Credit: Wikimedia Commons

We all have a skin microbiome - the community of millions of microbes (bacteria, fungi, viruses) that normally live on the skin. New research shows that when we get the ears pierced and start to wear earrings, it causes a disruption to the skin microbiome of the earlobes, and there is an actual shift to different microbes. A new normal develops.

The researchers found that before piercing, the earlobe skin to be pierced is disinfected (which disrupts and kills off microbes), and then after the piercing and insertion of an earring that area of the skin is permanently more moist - thus there is a shift in the community of microbes (their composition). It becomes more complex, with a greater variety of microbes, and some moisture loving species move in.

Therefore. the researchers say that ear piercing represents "ecosystem engineering on the human body". Yes. And wow.

From Science Alert: After an Ear Piercing, Your Skin Microbiome Changes in a Fundamental Way

You may not have ever realized it, but there are many trillions of microorganisms living on our skin – and puncturing the skin and inserting a metal object, also known as getting a piercing, creates a significant shift in that microbiome.

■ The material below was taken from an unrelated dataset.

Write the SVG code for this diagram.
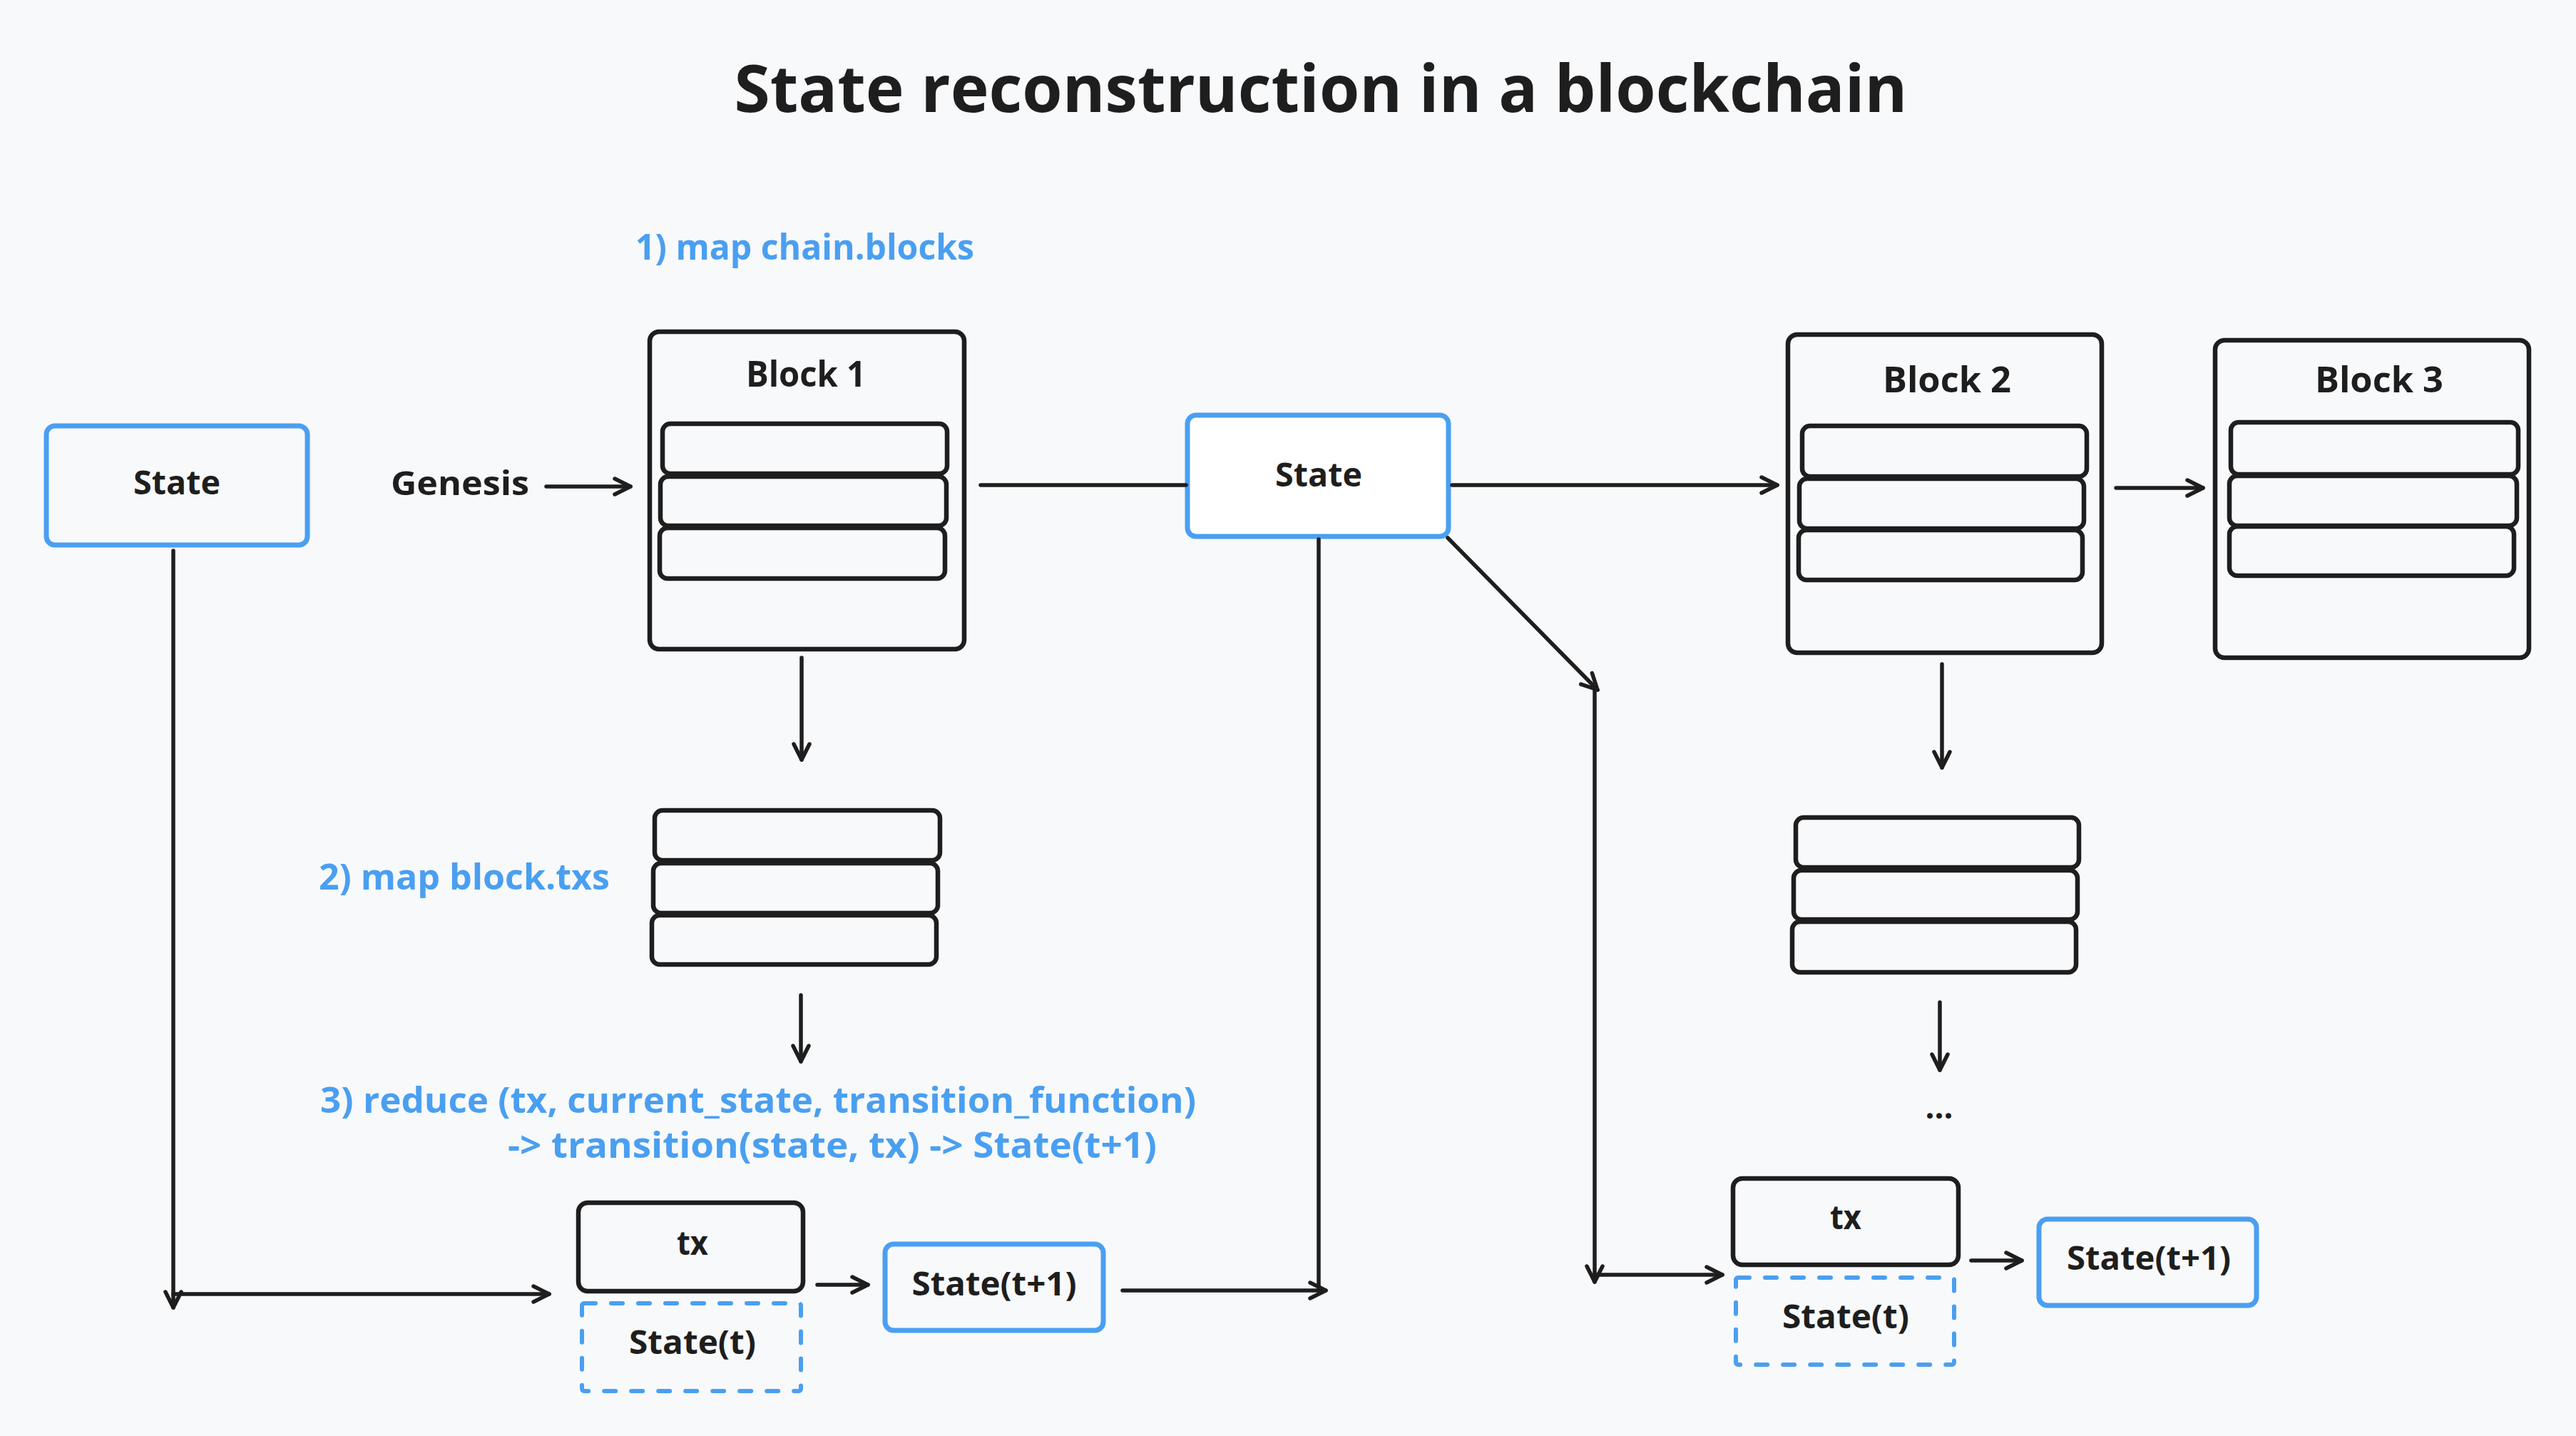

A team from McGill University in Canada, in partnership with a local tattoo parlor, collected skin swabs from 28 volunteers who were getting ear piercings. The swabbing began before the piercing, and samples were collected for the next two weeks.

The researchers wanted to take a closer look at how this sudden change in the microbiome environment – potentially shifting everything from the shape of the skin to its temperature – would affect the lives of the microorganisms living nearby.

From the perspective of the bacteria, eukaryotes, and other microscopic critters that call the skin home, a piercing is a cataclysmic, apocalyptic event – like a giant earthquake or a meteor strike – and that was borne out in the microbiome analysis.

"We found that, over time, the new piercing environment was significantly associated with greater biodiversity and ecological complexity, with fundamental differences in the nature of biotic interactions compared to exposed earlobe skin," write the researchers in their published paper.

As the team notes, the piercing process starts with the sterilization of the skin, effectively clearing the 'ground' of microbes and providing a new space for a new microbial community to move into.

After that, a greater biodiversity and ecological complexity was observed. In terms of microbiota, these areas began to match other moist patches of skin more closely, like those you would find in the armpit or the nose.

The Staphylococcus epidermidis and Cutibacterium acnes bacterias were found to be particularly prevalent around piercings. They're both potentially dangerous, but when they exist together in the same spot, they tend to keep each other in balance.